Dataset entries

--- start ---

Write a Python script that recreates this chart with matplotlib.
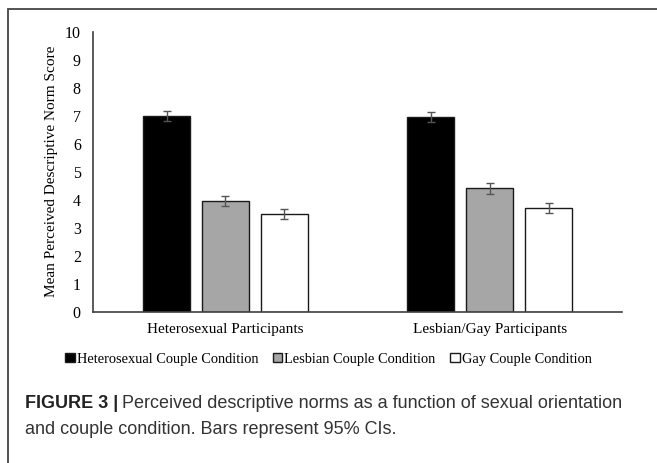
import numpy as np
import matplotlib
matplotlib.use("Agg")
import matplotlib.pyplot as plt
from matplotlib.patches import Rectangle

# mean perceived descriptive norm scores, 95% CI half-widths
groups = ["Heterosexual Participants", "Lesbian/Gay Participants"]
conditions = ["Heterosexual Couple Condition", "Lesbian Couple Condition", "Gay Couple Condition"]
hetero_cond = [6.99, 6.96]
lesbian_cond = [3.96, 4.41]
gay_cond = [3.49, 3.70]
hetero_ci = [0.19, 0.18]
lesbian_ci = [0.18, 0.20]
gay_ci = [0.18, 0.17]

colors = ["#000000", "#A6A6A6", "#FFFFFF"]
serif = "Liberation Serif"

fig = plt.figure(figsize=(6.57, 4.63), dpi=100)
ax = fig.add_axes([0.1420, 0.3272, 0.8047, 0.6037])

x = np.arange(len(groups))
width = 0.178
step = 0.223
series = [(hetero_cond, hetero_ci), (lesbian_cond, lesbian_ci), (gay_cond, gay_ci)]
for i, (vals, ci) in enumerate(series):
    ax.bar(x + (i - 1) * step, vals, width, color=colors[i], edgecolor="#1a1a1a",
           linewidth=1.0, label=conditions[i], zorder=2)
    ax.errorbar(x + (i - 1) * step, vals, yerr=ci, fmt="none", ecolor="#555555",
                elinewidth=1.0, capsize=3, capthick=1.0, zorder=3)

ax.set_xlim(-0.5, 1.5)
ax.set_ylim(0, 10)
ax.set_yticks(range(0, 11))
ax.set_xticks(x)
ax.set_xticklabels(groups, fontsize=11, family=serif)
for lbl in ax.get_yticklabels():
    lbl.set_fontfamily(serif)
    lbl.set_fontsize(11.5)
ax.tick_params(axis="both", length=0, pad=9)
ax.tick_params(axis="x", pad=8)
for side in ["top", "right"]:
    ax.spines[side].set_visible(False)
for side in ["left", "bottom"]:
    ax.spines[side].set_color("#404040")
    ax.spines[side].set_linewidth(1.2)

ax.set_ylabel("Mean Perceived Descriptive Norm Score", fontsize=11, family=serif)
ax.yaxis.set_label_coords(-0.066, 0.5)

fig.legend(loc="center", bbox_to_anchor=(0.5, 1 - 359 / 463), ncol=3, frameon=False,
           prop={"family": serif, "size": 10.4}, handlelength=0.65, handleheight=0.65,
           handletextpad=0.15, columnspacing=1.0, borderaxespad=0)

# caption
fig.canvas.draw()
renderer = fig.canvas.get_renderer()
cx = 25 / 657
head = fig.text(cx, 1 - 403 / 463, "FIGURE 3 |", fontsize=13, fontweight="bold",
                family="Liberation Sans", color="#222222", va="center")
bb = head.get_window_extent(renderer).transformed(fig.transFigure.inverted())
fig.text(bb.x1 + 4 / 657, 1 - 403 / 463,
         "Perceived descriptive norms as a function of sexual orientation",
         fontsize=13, family="Liberation Sans", color="#333333", va="center")
fig.text(cx, 1 - 430 / 463, "and couple condition. Bars represent 95% CIs.",
         fontsize=13, family="Liberation Sans", color="#333333", va="center")

# outer frame, open at right and bottom
fig.patches.append(Rectangle((8 / 657, -0.1), 1.2, 1 - 8.5 / 463 + 0.1,
                             transform=fig.transFigure, fill=False,
                             edgecolor="#444444", linewidth=1.3))

fig.savefig("out.png", dpi=100)
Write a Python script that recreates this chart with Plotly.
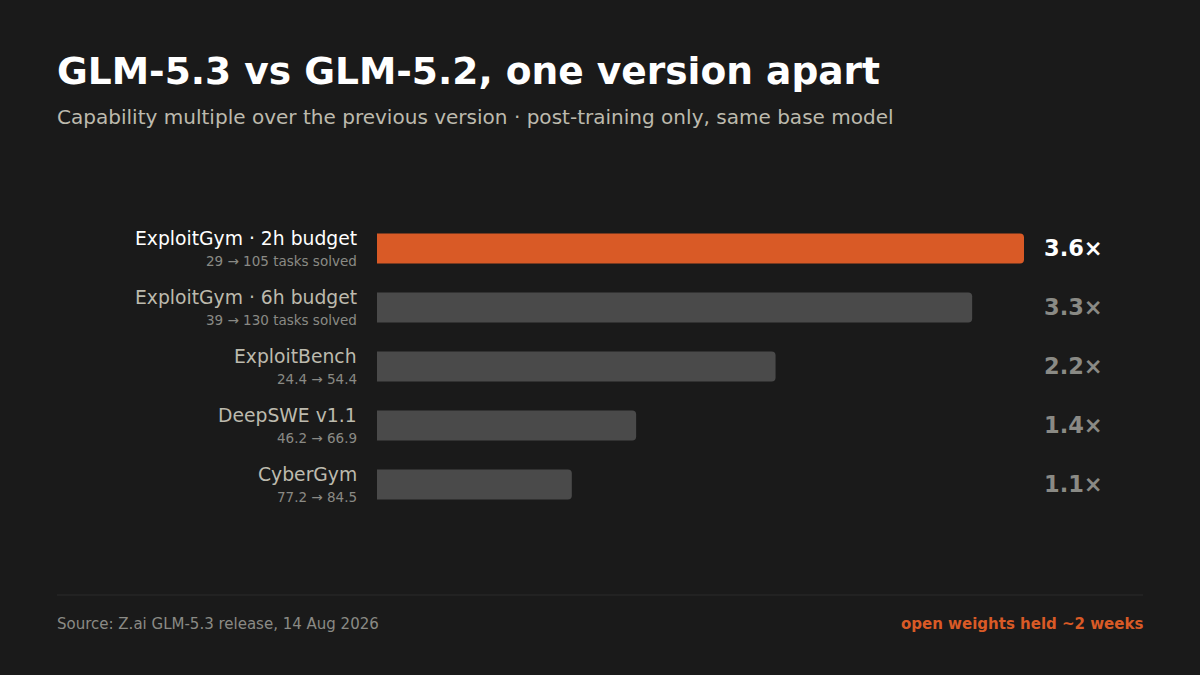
import plotly.graph_objects as go

# Donnees
benchmarks = ["ExploitGym · 2h budget", "ExploitGym · 6h budget", "ExploitBench", "DeepSWE v1.1", "CyberGym"]
details = ["29 → 105 tasks solved", "39 → 130 tasks solved", "24.4 → 54.4", "46.2 → 66.9", "77.2 → 84.5"]
multiples = [3.62, 3.33, 2.23, 1.45, 1.09]
multiple_labels = ["3.6×", "3.3×", "2.2×", "1.4×", "1.1×"]

BG = "#1a1a1a"
ORANGE = "#d95a26"
GREY_BAR = "#4a4a4a"
SOFT_TEXT = "#bdbaae"
DIM_TEXT = "#8a8a85"
FONT = "DejaVu Sans"

W, H = 1200, 675
PLOT_L, PLOT_R = 377, 1024
PLOT_T, PLOT_B = 219, 514

colors = [ORANGE] + [GREY_BAR] * 4

fig = go.Figure(go.Bar(
    x=multiples, y=benchmarks, orientation="h",
    marker=dict(color=colors, line=dict(width=0)),
    hoverinfo="skip",
))

fig.update_layout(
    width=W, height=H,
    paper_bgcolor=BG, plot_bgcolor=BG,
    showlegend=False,
    bargap=0.49,
    barcornerradius=4,
    margin=dict(l=PLOT_L, r=W - PLOT_R, t=PLOT_T, b=H - PLOT_B, pad=0, autoexpand=False),
    font=dict(family=FONT),
)
fig.update_xaxes(range=[0, 3.62], visible=False, fixedrange=True)
fig.update_yaxes(autorange="reversed", visible=False, fixedrange=True)


def add_text(x, y, text, size, color, anchor="left", bold=False):
    # positions en pixels, ramenees au repere du papier
    # (les annotations ont environ 2 px de marge interne)
    shift = -2 if anchor == "left" else 2
    fig.add_annotation(
        xref="paper", yref="paper",
        x=(x + shift - PLOT_L) / (PLOT_R - PLOT_L),
        y=(PLOT_B - y) / (PLOT_B - PLOT_T),
        text=f"<b>{text}</b>" if bold else text,
        showarrow=False, xanchor=anchor, yanchor="middle", align=anchor,
        font=dict(size=size, color=color, family=FONT),
    )


add_text(57, 71.3, "GLM-5.3 vs GLM-5.2, one version apart", 37.55, "#ffffff", bold=True)
add_text(57, 117, "Capability multiple over the previous version · post-training only, same base model", 20.05, SOFT_TEXT)

for i, name in enumerate(benchmarks):
    cy = 248 + i * 59
    add_text(357, cy - 10, name, 18.75, "#ffffff" if i == 0 else SOFT_TEXT, anchor="right")
    add_text(357, cy + 13, details[i], 13.5, DIM_TEXT, anchor="right")
    add_text(1044, cy, multiple_labels[i], 22.5, "#ffffff" if i == 0 else DIM_TEXT, bold=True)

add_text(57, 623.5, "Source: Z.ai GLM-5.3 release, 14 Aug 2026", 15, DIM_TEXT)
add_text(1143, 623.5, "open weights held ~2 weeks", 15, ORANGE, anchor="right", bold=True)

fig.add_shape(
    type="line", xref="paper", yref="paper",
    x0=(57 - PLOT_L) / (PLOT_R - PLOT_L), x1=(1143 - PLOT_L) / (PLOT_R - PLOT_L),
    y0=(PLOT_B - 595) / (PLOT_B - PLOT_T), y1=(PLOT_B - 595) / (PLOT_B - PLOT_T),
    line=dict(color="#2a2a2a", width=1),
)

# enlever la marge par defaut de la page
fig.write_html(
    "out.html",
    config=dict(displayModeBar=False),
    post_script="document.body.style.margin='0';document.body.style.background='#1a1a1a';",
)
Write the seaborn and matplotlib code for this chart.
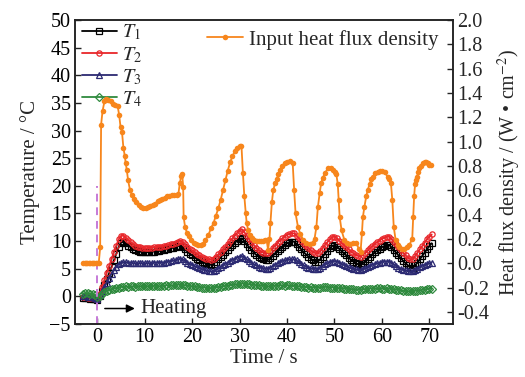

--- end ---

- _The task_: Verbatim reproduction of every record is required; images are left out.

- _Output for this task_:
Write a Python script that recreates this chart with matplotlib.
import numpy as np
import matplotlib
matplotlib.use("Agg")
import matplotlib.pyplot as plt
from matplotlib.patches import Rectangle

# mean perceived descriptive norm scores, 95% CI half-widths
groups = ["Heterosexual Participants", "Lesbian/Gay Participants"]
conditions = ["Heterosexual Couple Condition", "Lesbian Couple Condition", "Gay Couple Condition"]
hetero_cond = [6.99, 6.96]
lesbian_cond = [3.96, 4.41]
gay_cond = [3.49, 3.70]
hetero_ci = [0.19, 0.18]
lesbian_ci = [0.18, 0.20]
gay_ci = [0.18, 0.17]

colors = ["#000000", "#A6A6A6", "#FFFFFF"]
serif = "Liberation Serif"

fig = plt.figure(figsize=(6.57, 4.63), dpi=100)
ax = fig.add_axes([0.1420, 0.3272, 0.8047, 0.6037])

x = np.arange(len(groups))
width = 0.178
step = 0.223
series = [(hetero_cond, hetero_ci), (lesbian_cond, lesbian_ci), (gay_cond, gay_ci)]
for i, (vals, ci) in enumerate(series):
    ax.bar(x + (i - 1) * step, vals, width, color=colors[i], edgecolor="#1a1a1a",
           linewidth=1.0, label=conditions[i], zorder=2)
    ax.errorbar(x + (i - 1) * step, vals, yerr=ci, fmt="none", ecolor="#555555",
                elinewidth=1.0, capsize=3, capthick=1.0, zorder=3)

ax.set_xlim(-0.5, 1.5)
ax.set_ylim(0, 10)
ax.set_yticks(range(0, 11))
ax.set_xticks(x)
ax.set_xticklabels(groups, fontsize=11, family=serif)
for lbl in ax.get_yticklabels():
    lbl.set_fontfamily(serif)
    lbl.set_fontsize(11.5)
ax.tick_params(axis="both", length=0, pad=9)
ax.tick_params(axis="x", pad=8)
for side in ["top", "right"]:
    ax.spines[side].set_visible(False)
for side in ["left", "bottom"]:
    ax.spines[side].set_color("#404040")
    ax.spines[side].set_linewidth(1.2)

ax.set_ylabel("Mean Perceived Descriptive Norm Score", fontsize=11, family=serif)
ax.yaxis.set_label_coords(-0.066, 0.5)

fig.legend(loc="center", bbox_to_anchor=(0.5, 1 - 359 / 463), ncol=3, frameon=False,
           prop={"family": serif, "size": 10.4}, handlelength=0.65, handleheight=0.65,
           handletextpad=0.15, columnspacing=1.0, borderaxespad=0)

# caption
fig.canvas.draw()
renderer = fig.canvas.get_renderer()
cx = 25 / 657
head = fig.text(cx, 1 - 403 / 463, "FIGURE 3 |", fontsize=13, fontweight="bold",
                family="Liberation Sans", color="#222222", va="center")
bb = head.get_window_extent(renderer).transformed(fig.transFigure.inverted())
fig.text(bb.x1 + 4 / 657, 1 - 403 / 463,
         "Perceived descriptive norms as a function of sexual orientation",
         fontsize=13, family="Liberation Sans", color="#333333", va="center")
fig.text(cx, 1 - 430 / 463, "and couple condition. Bars represent 95% CIs.",
         fontsize=13, family="Liberation Sans", color="#333333", va="center")

# outer frame, open at right and bottom
fig.patches.append(Rectangle((8 / 657, -0.1), 1.2, 1 - 8.5 / 463 + 0.1,
                             transform=fig.transFigure, fill=False,
                             edgecolor="#444444", linewidth=1.3))

fig.savefig("out.png", dpi=100)
Write a Python script that recreates this chart with Plotly.
import plotly.graph_objects as go

# Donnees
benchmarks = ["ExploitGym · 2h budget", "ExploitGym · 6h budget", "ExploitBench", "DeepSWE v1.1", "CyberGym"]
details = ["29 → 105 tasks solved", "39 → 130 tasks solved", "24.4 → 54.4", "46.2 → 66.9", "77.2 → 84.5"]
multiples = [3.62, 3.33, 2.23, 1.45, 1.09]
multiple_labels = ["3.6×", "3.3×", "2.2×", "1.4×", "1.1×"]

BG = "#1a1a1a"
ORANGE = "#d95a26"
GREY_BAR = "#4a4a4a"
SOFT_TEXT = "#bdbaae"
DIM_TEXT = "#8a8a85"
FONT = "DejaVu Sans"

W, H = 1200, 675
PLOT_L, PLOT_R = 377, 1024
PLOT_T, PLOT_B = 219, 514

colors = [ORANGE] + [GREY_BAR] * 4

fig = go.Figure(go.Bar(
    x=multiples, y=benchmarks, orientation="h",
    marker=dict(color=colors, line=dict(width=0)),
    hoverinfo="skip",
))

fig.update_layout(
    width=W, height=H,
    paper_bgcolor=BG, plot_bgcolor=BG,
    showlegend=False,
    bargap=0.49,
    barcornerradius=4,
    margin=dict(l=PLOT_L, r=W - PLOT_R, t=PLOT_T, b=H - PLOT_B, pad=0, autoexpand=False),
    font=dict(family=FONT),
)
fig.update_xaxes(range=[0, 3.62], visible=False, fixedrange=True)
fig.update_yaxes(autorange="reversed", visible=False, fixedrange=True)


def add_text(x, y, text, size, color, anchor="left", bold=False):
    # positions en pixels, ramenees au repere du papier
    # (les annotations ont environ 2 px de marge interne)
    shift = -2 if anchor == "left" else 2
    fig.add_annotation(
        xref="paper", yref="paper",
        x=(x + shift - PLOT_L) / (PLOT_R - PLOT_L),
        y=(PLOT_B - y) / (PLOT_B - PLOT_T),
        text=f"<b>{text}</b>" if bold else text,
        showarrow=False, xanchor=anchor, yanchor="middle", align=anchor,
        font=dict(size=size, color=color, family=FONT),
    )


add_text(57, 71.3, "GLM-5.3 vs GLM-5.2, one version apart", 37.55, "#ffffff", bold=True)
add_text(57, 117, "Capability multiple over the previous version · post-training only, same base model", 20.05, SOFT_TEXT)

for i, name in enumerate(benchmarks):
    cy = 248 + i * 59
    add_text(357, cy - 10, name, 18.75, "#ffffff" if i == 0 else SOFT_TEXT, anchor="right")
    add_text(357, cy + 13, details[i], 13.5, DIM_TEXT, anchor="right")
    add_text(1044, cy, multiple_labels[i], 22.5, "#ffffff" if i == 0 else DIM_TEXT, bold=True)

add_text(57, 623.5, "Source: Z.ai GLM-5.3 release, 14 Aug 2026", 15, DIM_TEXT)
add_text(1143, 623.5, "open weights held ~2 weeks", 15, ORANGE, anchor="right", bold=True)

fig.add_shape(
    type="line", xref="paper", yref="paper",
    x0=(57 - PLOT_L) / (PLOT_R - PLOT_L), x1=(1143 - PLOT_L) / (PLOT_R - PLOT_L),
    y0=(PLOT_B - 595) / (PLOT_B - PLOT_T), y1=(PLOT_B - 595) / (PLOT_B - PLOT_T),
    line=dict(color="#2a2a2a", width=1),
)

# enlever la marge par defaut de la page
fig.write_html(
    "out.html",
    config=dict(displayModeBar=False),
    post_script="document.body.style.margin='0';document.body.style.background='#1a1a1a';",
)
Write the seaborn and matplotlib code for this chart.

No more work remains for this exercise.